Aynen Yavuz Sultan Selim’in Sünni Memluk devletine karşı başlatıp Kutsal Topraklar’ı kan gölüne çevirdiği Memluk Seferi’nde dayandığı gerekçelerdeki haklılık gibi…
Yavuz’un gerekçesi, Portekiz’in Hint Okyanusu’ndaki güçlerine komuta edenAlbuquergue’nin Müslümanları kutsal topraklardan atmak için hazırlıklar yaptığına ilişkin aldığı duyumdu. Portekizli komutan 1.04.1512’de kralına yazdığı bir mektupta amaçlarını sıralamıştı: “Kızıldeniz ve Basra Körfezi’ndeki giriş çıkışları denetim altına almak, Yemen’de Aden’i ele geçirmek, Nil Nehri’nin yanında bir kanal açarak Mısır’ın kuraklıktan kırılmasını sağlamak ve en önemlisi Kâbe’yi yerle bir etmek, dahası, Medine’deki Hz. Muhammed’in mezarını Hıristiyan topraklarına kaçırmak.” (Mustafa Armağan, Zaman Pazar, 14.08.2012) İşte Yavuz, Memluklerin bölgeyi koruyamayacakları belli olunca İslamın kalbini korumak için sefere çıkmış, önüne kim çıktıysa kılıçtan geçirmişti.

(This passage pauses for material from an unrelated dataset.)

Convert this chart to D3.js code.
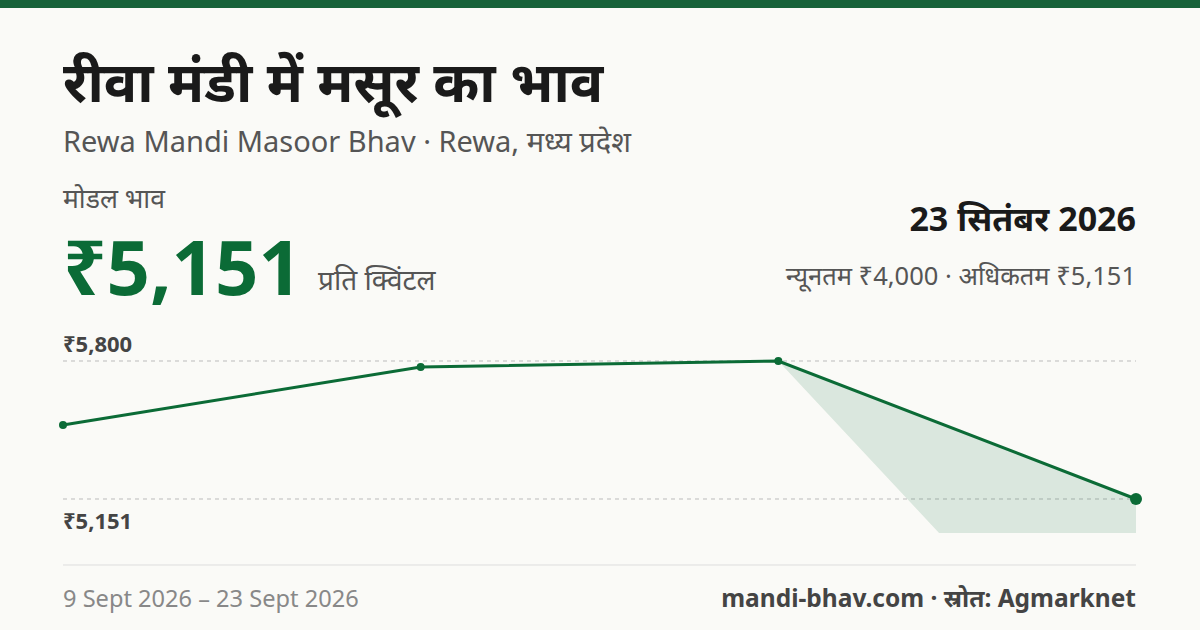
<!DOCTYPE html>
<html><head><meta charset="utf-8">
<script src="https://cdn.jsdelivr.net/npm/d3@7"></script>
<style>body{margin:0;background:#fafaf7;font-family:"Noto Sans",sans-serif}</style>
</head><body>
<svg id="c" width="1200" height="630"></svg>
<script>
const dates = ["9 Sept 2026","14 Sept 2026","19 Sept 2026","23 Sept 2026"];
const modal = [5499, 5772, 5800, 5151];
const minP = [5499, 5772, 5800, 4000];
const maxP = [5499, 5772, 5800, 5151];
const yTicks = [5800, 5151];

const svg = d3.select("#c");
const green = "#0b6b36";
svg.append("rect").attr("width",1200).attr("height",630).attr("fill","#fafaf7");
svg.append("rect").attr("width",1200).attr("height",8).attr("fill","#17623a");

const t = (x,y,s,txt,o={}) => svg.append("text").attr("x",x).attr("y",y).attr("font-size",s)
  .attr("fill",o.fill||"#1a1a1a").attr("font-weight",o.w||400).attr("text-anchor",o.a||"start").text(txt);

t(63,102,55.5,"रीवा मंडी में मसूर का भाव",{w:700});
t(63,152,29,"Rewa Mandi Masoor Bhav · Rewa, मध्य प्रदेश",{fill:"#555"});
t(63,208,26.5,"मोडल भाव",{fill:"#555"});
t(63,295,76,"₹5,151",{w:700,fill:green});
t(318,290,28,"प्रति क्विंटल",{fill:"#555"});
t(1136,231,34,"23 सितंबर 2026",{w:700,a:"end"});
t(1136,285,25.5,"न्यूनतम ₹4,000 · अधिकतम ₹5,151",{fill:"#555",a:"end"});

const x = d3.scalePoint().domain(dates).range([63,1136]);
const y = d3.scaleLinear().domain([5151,5800]).range([499,361]);

svg.append("defs").append("clipPath").attr("id","cl").append("rect")
  .attr("x",0).attr("y",330).attr("width",1200).attr("height",203);

yTicks.forEach(v=>{
  svg.append("line").attr("x1",63).attr("x2",1136).attr("y1",y(v)).attr("y2",y(v))
    .attr("stroke","#bbb").attr("stroke-dasharray","4,4");
});
t(63,352,22,"₹5,800",{w:700,fill:"#444"});
t(63,529,22,"₹5,151",{w:700,fill:"#444"});

const area = d3.area().x((d,i)=>x(dates[i])).y0((d,i)=>y(minP[i])).y1((d,i)=>y(maxP[i]));
svg.append("path").datum(modal).attr("d",area).attr("fill","#0b6b36").attr("opacity",0.13).attr("clip-path","url(#cl)");

const line = d3.line().x((d,i)=>x(dates[i])).y(d=>y(d));
svg.append("path").datum(modal).attr("d",line).attr("fill","none").attr("stroke",green).attr("stroke-width",3);
svg.selectAll("circle.p").data(modal).join("circle").attr("cx",(d,i)=>x(dates[i])).attr("cy",d=>y(d))
  .attr("r",(d,i)=>i===modal.length-1?6:4).attr("fill",green);

svg.append("line").attr("x1",63).attr("x2",1136).attr("y1",565).attr("y2",565).attr("stroke","#ddd");
t(63,607,23.6,"9 Sept 2026 – 23 Sept 2026",{fill:"#888"});
t(1136,607,24.5,"mandi-bhav.com · स्रोत: Agmarknet",{fill:"#444",w:700,a:"end"});
</script>
</body></html>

Kuramsal olana daha fazla ağırlık verdiğimden midir nedir, bilemiyorum, işlek bir anlak’a (zekâ) sahip olduğumu söyleyemem. Fakat yukarıda yazdıklarımın nedenlerini zorla da olsa anlayabiliyorum. Ama yine de bu “Müslüman kanı”konusunda anlayamadığım gölgeli yerler var; sözgelimi, saygı duyduğum, çalışmalarını ilgiyle izlediğim Sayın Kemal Kılıçdaroğlu’nun, CHP’li milletvekillerinin Hatay’da Suriyeli sığınmacıların kaldığı bir kampa alınmamaları üzerine yaptığı, “O kampta Müslüman kanı dökülsün diye adam mı eğitiyorsunuz?” çıkışını. Doğrusu yadırgadım. Kanın dini, milliyeti, inancı, mezhebi olur mu, diye düşündüm. Belki de kendi eksikliğimdendir; ırk, din, mezhep, milliyet, soy-sop bir yana, “insan” bir yana anlayışıyla yetiştirildiğimden olacak!
Bilmem, sevgili okurlar, benim anlayamadığımı sizler anlıyor musunuz?